Sejer contempló algunas fotografías colgadas en la pared de un niño pequeño.
– ¿Es ese su nieto? -preguntó-. ¿El niño del triciclo?
– Sí, ese es. Mire lo rubio que era de pequeño. Ahora es moreno.
– Y el que lleva la mochila del colegio, ¿también es él?
– Sí. Y el de la pequeña moto. Con guantes, casco y todo. Henry le regaló la moto. Porque Henry es muy generoso.
– Parece una Suzuki -comentó Sejer-. ¿Cómo se llama el chico?
– Se llama Johnny -contestó Mai-. Johnny Beskow.
I love Johnny, pensó Sejer, echando un vistazo por la ventana hacia la casa amarilla de Asbjorn Meiner.
– Imagínate que hubiera alguna relación -murmuró.
– ¿Cómo? ¿Relación? -preguntó Skarre, mirando al inspector jefe.
– Entre todo lo sucedido.
– Nunca existen relaciones de este tipo -opinó Skarre-. Al menos no en la vida real. ¿A qué te refieres en concreto?

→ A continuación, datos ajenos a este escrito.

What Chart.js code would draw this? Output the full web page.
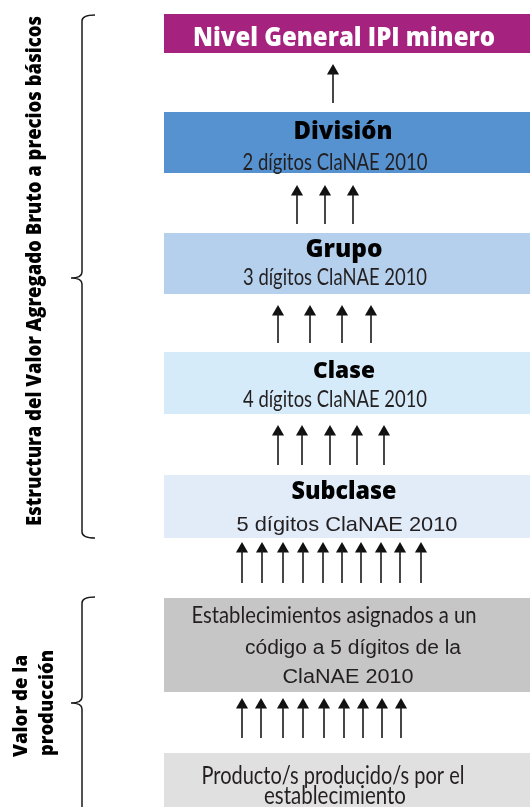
<!DOCTYPE html>
<html>
<head>
<meta charset="utf-8">
<script src="https://cdn.jsdelivr.net/npm/chart.js@4.4.0/dist/chart.umd.min.js"></script>
<style>
  html, body { margin: 0; padding: 0; background: #fff; }
  #contenedor { width: 530px; height: 807px; }
</style>
</head>
<body>
<div id="contenedor"><canvas id="diagrama"></canvas></div>
<script>
// Niveles del diagrama (de arriba hacia abajo)
const etiquetasCaja = [
  ['Nivel General IPI minero'],
  ['División', '2 dígitos ClaNAE 2010'],
  ['Grupo', '3 dígitos ClaNAE 2010'],
  ['Clase', '4 dígitos ClaNAE 2010'],
  ['Subclase', '5 dígitos ClaNAE 2010'],
  ['Establecimientos asignados a un', 'código a 5 dígitos de la', 'ClaNAE 2010'],
  ['Producto/s producido/s por el', 'establecimiento']
];
const cajaArriba = [14, 112, 233, 352, 475, 598, 753];
const cajaAbajo  = [53, 173, 294, 414, 538, 692, 830];

// Flechas entre niveles: posiciones x, punta y base
const flechasX = [
  [333],
  [297, 325, 353],
  [278, 310, 342, 371],
  [278, 302, 330, 357, 384],
  [242, 262, 283, 303, 323, 342, 361, 381, 400, 421],
  [242, 261, 283, 303, 324, 344, 363, 382, 401]
];
const flechaPunta = [64, 185, 305, 425, 542, 698];
const flechaBase  = [103, 224, 343, 465, 583, 738];

// Llaves laterales
const etiquetasLlave = [
  ['Estructura del Valor Agregado Bruto a precios básicos'],
  ['Valor de la', 'producción']
];
const llaveArriba = [15, 597];
const llaveMedio  = [278, 703];
const llaveAbajo  = [538, 840];

// estilos
const coloresCaja = ['#a5237f', '#5592cf', '#b5d0ec', '#d6ebf9', '#e1ecf8', '#c6c6c6', '#e0e0e0'];
const CAJA_IZQ = 164, CAJA_DER = 530;
const RADIO_PUNTA = 7;
const NEGRITA = '800 %spx "Open Sans"';
const f = (base, px) => base.replace('%s', px);

// [centro x, linea base y, fuente, color, ancho]
const formatoTexto = [
  [[344, 46, f(NEGRITA, 27), '#ffffff', 302]],
  [[343, 139, f(NEGRITA, 25), '#000000', 99], [335, 170, '23px Lato', '#231f20', 185]],
  [[344, 257, f(NEGRITA, 24), '#000000', 77], [335, 285, '23px Lato', '#231f20', 184]],
  [[344, 378, f(NEGRITA, 23), '#000000', 62], [335, 407, '23px Lato', '#231f20', 184]],
  [[344, 499, f(NEGRITA, 25), '#000000', 105], [347, 531, '21px "Liberation Sans"', '#231f20', 221]],
  [[334, 623, '24px Lato', '#231f20', 285], [353, 654, '20px "Liberation Sans"', '#231f20', 216], [348, 683, '20px "Liberation Sans"', '#231f20', 131]],
  [[333, 784, '25px Lato', '#231f20', 263], [335, 804, '25px Lato', '#231f20', 142]]
];
// [x linea base, y inicio, fuente, largo]
const formatoLlave = [
  [[41, 526, f(NEGRITA, 21), 510]],
  [[27, 757, f(NEGRITA, 19), 102], [53, 756, f(NEGRITA, 19), 106]]
];

// Datos de las flechas
const astiles = [];
const puntas = [];
flechasX.forEach((grupo, i) => {
  grupo.forEach(x => {
    astiles.push({ x: x, y: flechaBase[i] });
    astiles.push({ x: x, y: flechaPunta[i] + RADIO_PUNTA });
    astiles.push({ x: x, y: null });
    puntas.push({ x: x, y: flechaPunta[i] + RADIO_PUNTA });
  });
});

function textoAjustado(ctx, txt, x, y, fuente, color, ancho, girar) {
  ctx.save();
  ctx.font = fuente;
  ctx.fillStyle = color;
  ctx.textBaseline = 'alphabetic';
  ctx.textAlign = girar ? 'left' : 'center';
  const w = ctx.measureText(txt).width;
  ctx.translate(x, y);
  if (girar) ctx.rotate(-Math.PI / 2);
  ctx.scale(ancho / w, 1);
  ctx.fillText(txt, 0, 0);
  ctx.restore();
}

const cajasPlugin = {
  id: 'cajas',
  beforeDatasetsDraw(chart) {
    const ctx = chart.ctx, xs = chart.scales.x, ys = chart.scales.y;
    ctx.save();
    cajaArriba.forEach((arriba, i) => {
      const x0 = xs.getPixelForValue(CAJA_IZQ), x1 = xs.getPixelForValue(CAJA_DER);
      const y0 = ys.getPixelForValue(arriba), y1 = ys.getPixelForValue(cajaAbajo[i]);
      ctx.fillStyle = coloresCaja[i];
      ctx.fillRect(x0, y0, x1 - x0, y1 - y0);
    });
    ctx.restore();
  }
};

const textosPlugin = {
  id: 'textos',
  afterDatasetsDraw(chart) {
    const ctx = chart.ctx, xs = chart.scales.x, ys = chart.scales.y;
    // textos de las cajas
    etiquetasCaja.forEach((lineas, i) => {
      lineas.forEach((txt, j) => {
        const t = formatoTexto[i][j];
        textoAjustado(ctx, txt, xs.getPixelForValue(t[0]), ys.getPixelForValue(t[1]), t[2], t[3], t[4], false);
      });
    });
    // llaves
    ctx.save();
    ctx.strokeStyle = '#1a1a1a';
    ctx.lineWidth = 1.5;
    llaveArriba.forEach((arriba, i) => {
      const xl = xs.getPixelForValue(82), xb = xs.getPixelForValue(95), xp = xs.getPixelForValue(71);
      const a = ys.getPixelForValue(arriba), m = ys.getPixelForValue(llaveMedio[i]), b = ys.getPixelForValue(llaveAbajo[i]);
      ctx.beginPath();
      ctx.moveTo(xb, a);
      ctx.quadraticCurveTo(xl, a, xl, a + 6);
      ctx.lineTo(xl, m - 6);
      ctx.quadraticCurveTo(xl, m, xp, m);
      ctx.quadraticCurveTo(xl, m, xl, m + 6);
      ctx.lineTo(xl, b - 6);
      ctx.quadraticCurveTo(xl, b, xb, b);
      ctx.stroke();
    });
    ctx.restore();
    etiquetasLlave.forEach((lineas, i) => {
      lineas.forEach((txt, j) => {
        const t = formatoLlave[i][j];
        textoAjustado(ctx, txt, xs.getPixelForValue(t[0]), ys.getPixelForValue(t[1]), t[2], '#000000', t[3], true);
      });
    });
  }
};

new Chart(document.getElementById('diagrama'), {
  type: 'scatter',
  data: {
    datasets: [
      {
        label: 'astiles',
        data: astiles,
        showLine: true,
        spanGaps: false,
        borderColor: '#1a1a1a',
        borderWidth: 1.6,
        pointRadius: 0,
        pointHoverRadius: 0
      },
      {
        label: 'puntas',
        data: puntas,
        pointStyle: 'triangle',
        pointRadius: RADIO_PUNTA,
        pointHoverRadius: RADIO_PUNTA,
        backgroundColor: '#111111',
        borderColor: '#111111',
        borderWidth: 0
      }
    ]
  },
  options: {
    responsive: true,
    maintainAspectRatio: false,
    animation: false,
    events: [],
    layout: { padding: 0, autoPadding: false },
    plugins: {
      legend: { display: false },
      tooltip: { enabled: false }
    },
    scales: {
      x: { type: 'linear', min: 0, max: 530, display: false },
      y: { type: 'linear', min: 0, max: 807, reverse: true, display: false }
    }
  },
  plugins: [cajasPlugin, textosPlugin]
});
</script>
</body>
</html>
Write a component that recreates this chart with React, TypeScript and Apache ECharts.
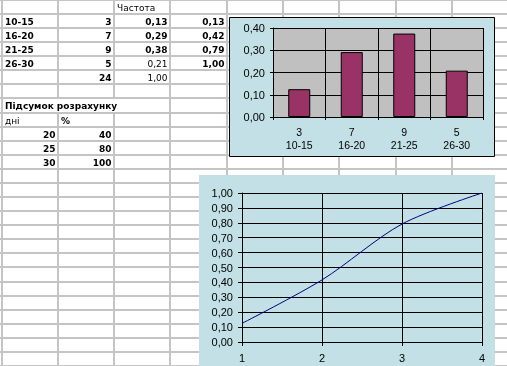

– Buscábamos a un chico con una moto roja -dijo Sejer-. Aquí está, en esta foto de la pared. Averigua si Johnny Beskow tiene teléfono móvil.
Skarre se puso en contacto con Información y anotó el número.
Sejer se dirigió a Mai Sinok.
– Ahora quiero que llame usted a Johnny Beskow -dijo-. Dígale que tiene que venir inmediatamente aquí, a la calle Roland. Dígale que es muy importante. Pero no mencione nada de nosotros y tampoco de lo que ha sucedido. No le diga que la policía está aquí.
Le dejaron usar el teléfono de Skarre, y Mai Sinok cumplió con su sencilla tarea sin protestar ni hacer preguntas. Luego Sejer la cogió del brazo y la acompañó fuera.
En ese instante, Sejer divisó a una chica sentada sobre un peñasco algo más arriba de la calle, que los seguía con la mirada. Tal vez llevaba tiempo observando los dramáticos acontecimientos en la casa de Beskow. Sejer la saludó con la mano, y Else Meiner le devolvió el saludo. Mai Sinok dijo adiós con una pequeña mano blanca.